C. Delores Tucker, a veteran of the civil rights movement, teams up with conservative cultural critic William Bennett to launch a frontal assault on gangsta rap. Bennett, founder of Empower America, praises “family, children, values.” Tucker, founder of the National Political Congress of Black Women, decries the “filth” that is “warping our children.”

Far be it from me to question their noble intentions. But there’s one teeny, tiny problem with their campaign.

There is no gangsta rap.

Not anymore. Not to the degree there was back when this debate mattered.

These days, the twin towers of gangsta, Ice Cube and Ice-T, spend more time making movies than music. Tupac Shakur, once one of the most notorious figures in the genre, disavowed the gangsta movement in an interview published earlier this year by Vibe magazine. Dr. Dre is quiet. Snoop Doggy Dogg has spent more time in court than in the studio lately.

“Gangsta rhythm has passed its peak of popularity,” says Arturo “The Rhythm Rocker” Gomez, a DJ for a Miami radio station. Bennett and Tucker, he says, are two years too late.

“To a great degree, the market is bored with the music,” says Havelock Nelson, who writes about rap for the music industry’s authoritative Billboard magazine. “Rap was always something that did what it had to do in one area and then moved on. People are listening more to Mary J. Blige, Monica, and Montell Jordan.”

Kids, he adds, “are responding from their own tastes, and their tastes are telling them this stuff is stale.”

That’s right. The gangsta phenomenon is on life support, yet here come 66-year-old Tucker and 51-year-old Bennett, rushing to save the children from rap thuggery. After that, maybe they’ll do something about that Elvis fella, who I hear has the girls all worked up.

It is to laugh.

It is also to sigh at the sad futility of it all.

Because the absurd mistiming of the Tucker and Bennett campaign points up much of what is wrong in our effort to counsel and protect children. We are, if you’ll forgive the buzz words, reactive instead of proactive. Indeed, while Tucker and Bennett obsess over gangsta rap, the kids are doubtless already hatching some new mischief we won’t notice until 2001. Remember: Gangsta rap came to prominence in 1987 with Ice-T, but public concern didn’t significantly manifest itself until 1993 with the usual suspects.

The fact is, pop culture is a Lamborghini. And our reaction is a city bus.

So maybe the smart thing to do is get out of the reaction business. Anticipate instead.

Certainly, we can’t predict what new affront lies ahead. But any moron knows that there will be an affront. There always is. So prepare.

I would have more respect for Tucker, Bennett and all the other would-be cultural critics if they understood this simple principle and acted upon it. It is a waste of time to begin counseling kids as they sample the outrage of the day. What we have to do is reach them in quiet times beforehand and teach them “then” that right and wrong are not useless abstracts. That one must learn to think. That respect begets respect.

And that love matters.

Being taught those things might not stop them from sampling the outrage du jour. But it may ensure that, physically and emotionally, they survive the experience.

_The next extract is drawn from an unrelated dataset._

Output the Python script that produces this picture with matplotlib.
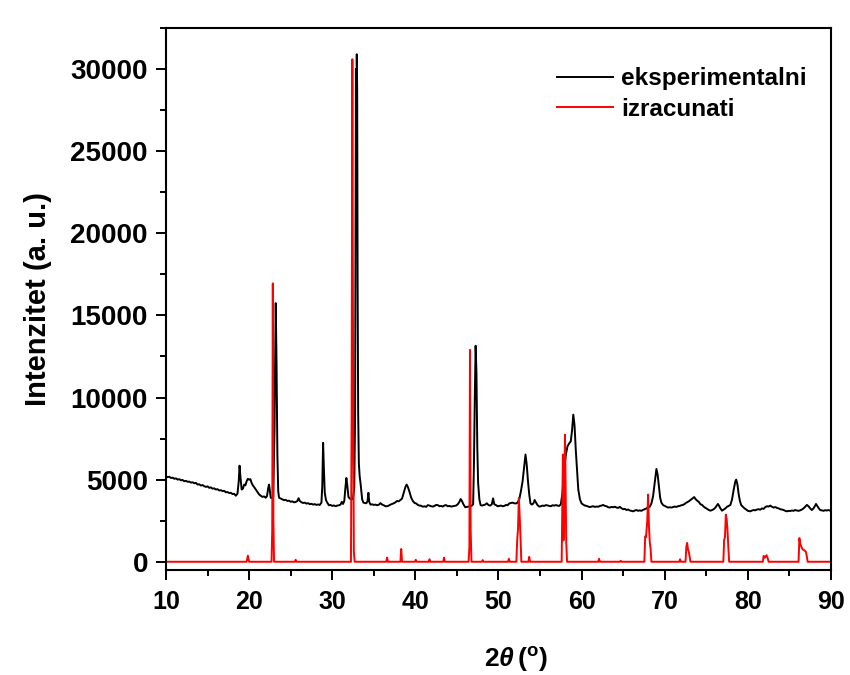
import matplotlib
matplotlib.use('Agg')
import matplotlib.pyplot as plt
from matplotlib.ticker import MultipleLocator

exp_x = [10.0, 10.2, 10.4, 10.6, 10.8, 11.0, 11.2, 11.4, 11.6, 11.8, 12.0, 12.2, 12.4, 12.6, 12.8,
         13.0, 13.2, 13.4, 13.6, 13.8, 14.0, 14.2, 14.4, 14.6, 14.8, 15.0, 15.2, 15.4, 15.6, 15.8,
         16.0, 16.2, 16.4, 16.6, 16.8, 17.0, 17.2, 17.4, 17.6, 17.8, 18.0, 18.2, 18.4, 18.6, 18.75,
         18.85, 18.95, 19.1, 19.25, 19.4, 19.55, 19.7, 19.85, 20.0, 20.15, 20.3, 20.45, 20.6, 20.8,
         21.0, 21.2, 21.4, 21.6, 21.8, 22.0, 22.15, 22.3, 22.4, 22.5, 22.6, 22.75, 22.9, 23.05, 23.2,
         23.3, 23.4, 23.5, 23.6, 23.8, 24.0, 24.2, 24.4, 24.6, 24.8, 25.0, 25.2, 25.4, 25.6, 25.8,
         25.95, 26.1, 26.3, 26.5, 26.7, 26.9, 27.1, 27.3, 27.5, 27.7, 27.9, 28.1, 28.3, 28.5, 28.7,
         28.8, 28.9, 29.0, 29.1, 29.25, 29.4, 29.6, 29.8, 30.0, 30.2, 30.4, 30.6, 30.8, 31.0, 31.15,
         31.3, 31.45, 31.6, 31.7, 31.8, 31.95, 32.1, 32.3, 32.5, 32.65, 32.75, 32.85, 32.9, 32.95, 33.0,
         33.05, 33.12, 33.2, 33.3, 33.4, 33.5, 33.6, 33.75, 33.9, 34.1, 34.25, 34.35, 34.45, 34.6, 34.8,
         35.0, 35.2, 35.4, 35.6, 35.8, 36.0, 36.2, 36.4, 36.6, 36.8, 37.0, 37.2, 37.4, 37.6, 37.8,
         38.0, 38.2, 38.4, 38.6, 38.8, 38.95, 39.1, 39.3, 39.5, 39.7, 39.9, 40.1, 40.3, 40.5, 40.7,
         40.9, 41.1, 41.3, 41.5, 41.7, 41.9, 42.1, 42.3, 42.5, 42.7, 42.9, 43.1, 43.3, 43.5, 43.7,
         43.9, 44.1, 44.3, 44.5, 44.7, 44.9, 45.1, 45.3, 45.45, 45.6, 45.8, 46.0, 46.2, 46.4, 46.6,
         46.8, 46.95, 47.05, 47.15, 47.25, 47.35, 47.45, 47.55, 47.7, 47.85, 48.0, 48.2, 48.4, 48.6, 48.8,
         49.0, 49.2, 49.35, 49.5, 49.7, 49.9, 50.1, 50.3, 50.5, 50.7, 50.9, 51.1, 51.3, 51.5, 51.7,
         51.9, 52.1, 52.3, 52.5, 52.7, 52.9, 53.1, 53.25, 53.4, 53.55, 53.7, 53.85, 54.0, 54.2, 54.35,
         54.5, 54.7, 54.9, 55.1, 55.3, 55.5, 55.7, 55.9, 56.1, 56.3, 56.5, 56.7, 56.9, 57.1, 57.3,
         57.5, 57.7, 57.9, 58.1, 58.3, 58.5, 58.7, 58.85, 59.0, 59.15, 59.3, 59.45, 59.6, 59.8, 60.0,
         60.2, 60.4, 60.6, 60.8, 61.0, 61.2, 61.4, 61.6, 61.8, 62.0, 62.2, 62.4, 62.6, 62.8, 63.0,
         63.2, 63.4, 63.6, 63.8, 64.0, 64.2, 64.4, 64.6, 64.8, 65.0, 65.2, 65.4, 65.6, 65.8, 66.0,
         66.2, 66.4, 66.6, 66.8, 67.0, 67.2, 67.4, 67.6, 67.8, 68.0, 68.2, 68.4, 68.6, 68.8, 69.0,
         69.15, 69.3, 69.45, 69.6, 69.8, 70.0, 70.2, 70.4, 70.6, 70.8, 71.0, 71.2, 71.4, 71.6, 71.8,
         72.0, 72.2, 72.4, 72.6, 72.8, 73.0, 73.2, 73.4, 73.55, 73.7, 73.9, 74.1, 74.3, 74.5, 74.7,
         74.9, 75.1, 75.3, 75.5, 75.7, 75.9, 76.1, 76.3, 76.4, 76.55, 76.7, 76.9, 77.1, 77.3, 77.5,
         77.7, 77.9, 78.1, 78.3, 78.5, 78.6, 78.75, 78.9, 79.05, 79.2, 79.4, 79.6, 79.8, 80.0, 80.3,
         80.5, 80.7, 80.9, 81.1, 81.3, 81.5, 81.7, 81.9, 82.1, 82.3, 82.5, 82.7, 82.9, 83.1, 83.3,
         83.5, 83.7, 83.9, 84.1, 84.3, 84.5, 84.7, 84.9, 85.1, 85.3, 85.5, 85.7, 85.9, 86.1, 86.3,
         86.5, 86.7, 86.9, 87.1, 87.3, 87.5, 87.7, 87.9, 88.1, 88.2, 88.35, 88.5, 88.7, 88.9, 89.1,
         89.3, 89.5, 89.7, 89.9, 90.0]
exp_y = [5200, 5150, 5180, 5100, 5120, 5050, 5080, 5000, 5030, 4960, 4980, 4900, 4930, 4870, 4880,
         4820, 4840, 4780, 4800, 4700, 4720, 4640, 4670, 4600, 4560, 4590, 4500, 4530, 4450, 4470,
         4400, 4420, 4340, 4360, 4300, 4320, 4230, 4250, 4180, 4200, 4120, 4140, 4020, 4150, 4900,
         5850, 5200, 4400, 4450, 4700, 4650, 4900, 5050, 5000, 5030, 4800, 4650, 4550, 4400,
         4250, 4100, 4020, 3950, 3980, 3900, 4000, 4500, 4700, 4300, 3900, 3880, 3950, 8000, 15750,
         12000, 6500, 4300, 3900, 3850, 3800, 3750, 3770, 3700, 3720, 3650, 3680, 3620, 3640, 3700,
         3870, 3700, 3620, 3580, 3600, 3540, 3570, 3500, 3530, 3480, 3510, 3460, 3490, 3460, 3600,
         4600, 7240, 5600, 4200, 3750, 3600, 3440, 3460, 3400, 3430, 3380, 3420, 3440, 3480, 3650,
         3520, 3700, 4600, 5100, 4700, 3950, 3850, 3800, 3850, 4500, 9000, 30000, 22000, 30900, 28700,
         17200, 9000, 6000, 5200, 4800, 4300, 3800, 3600, 3580, 3560, 3700, 4200, 3650, 3480, 3500,
         3460, 3480, 3440, 3470, 3570, 3480, 3440, 3380, 3380, 3420, 3480, 3520, 3560, 3620, 3700,
         3680, 3760, 3850, 4200, 4550, 4700, 4550, 4250, 3900, 3700, 3580, 3550, 3460, 3420, 3410,
         3350, 3380, 3340, 3450, 3420, 3380, 3360, 3400, 3460, 3450, 3380, 3400, 3360, 3430, 3450,
         3380, 3400, 3360, 3380, 3400, 3420, 3500, 3650, 3820, 3700, 3480, 3320, 3340, 3360, 3380,
         3420, 3500, 6000, 10000, 13150, 11500, 7000, 4800, 3800, 3450, 3420, 3450, 3480, 3560, 3450,
         3420, 3500, 3860, 3500, 3450, 3380, 3400, 3420, 3380, 3400, 3460, 3440, 3550, 3580, 3600,
         3560, 3550, 3600, 3800, 4300, 4900, 5800, 6530, 5900, 4900, 4100, 3550, 3480, 3550, 3760,
         3620, 3450, 3360, 3380, 3420, 3400, 3450, 3430, 3400, 3380, 3440, 3420, 3450, 3420, 3400,
         3500, 4200, 5600, 6500, 7030, 7200, 7340, 8000, 8960, 8300, 6800, 5600, 4400, 3800, 3550,
         3480, 3420, 3400, 3360, 3330, 3360, 3380, 3340, 3360, 3350, 3400, 3420, 3460, 3400, 3380,
         3320, 3300, 3340, 3320, 3350, 3300, 3280, 3340, 3260, 3200, 3220, 3150, 3180, 3120, 3100,
         3070, 3120, 3150, 3100, 3130, 3100, 3160, 3200, 3250, 3300, 3350, 3550, 4000, 4800, 5650,
         5300, 4600, 3900, 3600, 3450, 3400, 3350, 3300, 3320, 3300, 3330, 3360, 3340, 3380, 3400,
         3440, 3460, 3520, 3600, 3650, 3720, 3800, 3880, 3940, 3820, 3720, 3650, 3500, 3460, 3350,
         3280, 3220, 3150, 3110, 3150, 3200, 3300, 3450, 3520, 3400, 3250, 3110, 3180, 3250, 3350,
         3400, 3460, 3800, 4400, 4900, 5000, 4700, 4100, 3700, 3450, 3350, 3250, 3180, 3100, 3070,
         3120, 3150, 3130, 3180, 3200, 3170, 3250, 3220, 3330, 3380, 3360, 3420, 3350, 3300, 3330,
         3280, 3250, 3200, 3180, 3150, 3100, 3070, 3100, 3090, 3120, 3100, 3150, 3120, 3100, 3130,
         3180, 3250, 3350, 3460, 3380, 3250, 3150, 3250, 3420, 3520, 3400, 3280, 3150, 3130, 3100,
         3140, 3120, 3150, 3110, 3120]

# calculated pattern
calc_x = [10.0, 19.7, 19.85, 20.0, 22.7, 22.78, 22.85, 22.92, 23.0, 25.5, 25.6, 25.7,
          32.25, 32.33, 32.38, 32.42, 32.47, 32.52, 32.6, 32.7, 36.5, 36.6, 36.7,
          38.2, 38.3, 38.4, 39.95, 40.05, 40.15, 41.6, 41.7, 41.8, 43.35, 43.45, 43.55,
          46.4, 46.5, 46.57, 46.65, 46.75, 48.0, 48.1, 48.2, 51.15, 51.25, 51.35,
          52.15, 52.25, 52.35, 52.45, 52.55, 52.65, 52.75, 53.6, 53.7, 53.8,
          57.6, 57.68, 57.75, 57.82, 57.9, 58.0, 58.08, 58.15, 58.25, 62.0, 62.1, 62.2,
          64.6, 64.7, 64.8, 67.55, 67.65, 67.75, 67.9, 68.0, 68.1, 68.2, 68.3, 68.4,
          71.75, 71.85, 71.95, 72.5, 72.6, 72.7, 72.8, 72.9, 73.0, 73.1,
          77.05, 77.15, 77.25, 77.35, 77.45, 77.55, 77.65, 77.75,
          81.8, 81.9, 82.05, 82.25, 82.4, 82.5,
          86.1, 86.2, 86.3, 86.45, 86.6, 86.8, 87.0, 87.1, 87.2, 90.0]
calc_y = [0, 0, 370, 0, 0, 2000, 16950, 2500, 0, 0, 120, 0,
          0, 8500, 21500, 30600, 19400, 9000, 600, 0, 0, 250, 0,
          0, 780, 0, 0, 120, 0, 0, 150, 0, 0, 250, 0,
          0, 900, 12900, 2000, 0, 0, 100, 0, 0, 180, 0,
          0, 1300, 2000, 3880, 2800, 1500, 0, 0, 300, 0,
          0, 3500, 6530, 1300, 3000, 7740, 4500, 1200, 0, 0, 180, 0,
          0, 60, 0, 0, 1550, 1500, 2500, 4090, 2200, 1200, 800, 0,
          0, 150, 0, 0, 900, 1150, 750, 600, 300, 0,
          0, 1340, 1500, 2870, 2600, 1950, 900, 0,
          0, 360, 250, 400, 200, 0,
          0, 1440, 1100, 900, 750, 700, 600, 300, 0, 0]

labels = ['eksperimentalni', 'izracunati']

plt.rcParams['font.family'] = ['Liberation Sans', 'DejaVu Sans']
plt.rcParams['font.weight'] = 'bold'
plt.rcParams['mathtext.fontset'] = 'custom'
plt.rcParams['mathtext.rm'] = 'Liberation Sans'
plt.rcParams['mathtext.it'] = 'Liberation Sans:italic'
plt.rcParams['mathtext.bf'] = 'Liberation Sans:bold'

fig = plt.figure(figsize=(8.5, 6.75), dpi=100)
ax = fig.add_axes([0.1953, 0.1556, 0.7823, 0.8029])

ax.plot(exp_x, exp_y, color='black', lw=1.4, label=labels[0])
ax.plot(calc_x, calc_y, color='red', lw=1.4, label=labels[1])

ax.set_xlim(10, 90)
ax.set_ylim(-500, 32500)
ax.xaxis.set_major_locator(MultipleLocator(10))
ax.xaxis.set_minor_locator(MultipleLocator(5))
ax.yaxis.set_major_locator(MultipleLocator(5000))
ax.yaxis.set_minor_locator(MultipleLocator(2500))
ax.tick_params(which='major', direction='out', length=7.5, width=1.4)
ax.tick_params(which='minor', direction='out', length=4.5, width=1.4)
ax.tick_params(axis='y', labelsize=20, pad=5.5)
ax.tick_params(axis='x', labelsize=18, pad=7)
for s in ax.spines.values():
    s.set_linewidth(1.5)

ax.set_xlabel(r'$\mathbf{2}\mathit{\theta}\,(^{\mathrm{o}})$', fontsize=19)
ax.xaxis.set_label_coords(0.526, -0.138)
ax.set_ylabel('Intenzitet (a. u.)', fontsize=21, fontweight='bold', labelpad=13)

ax.legend(loc='upper left', bbox_to_anchor=(0.555, 0.968), frameon=False, fontsize=17.5,
          handlelength=2.3, handletextpad=0.35, labelspacing=0.3)

fig.savefig('out.png', dpi=100)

There are no headlines in the teaching. No news story as sexy as a fight against gangsta rap. But neither is there the risk of looking as foolish - and as out of touch - as Tucker and Bennett do right now.

They are reading yesterday’s headlines as though they were breaking news, declaring war after the enemy has surrendered, insuring the china after the toddler has opened the cabinet.

The dead horse is pounded to glue, and one might reasonably wonder what the children are doing in the meantime.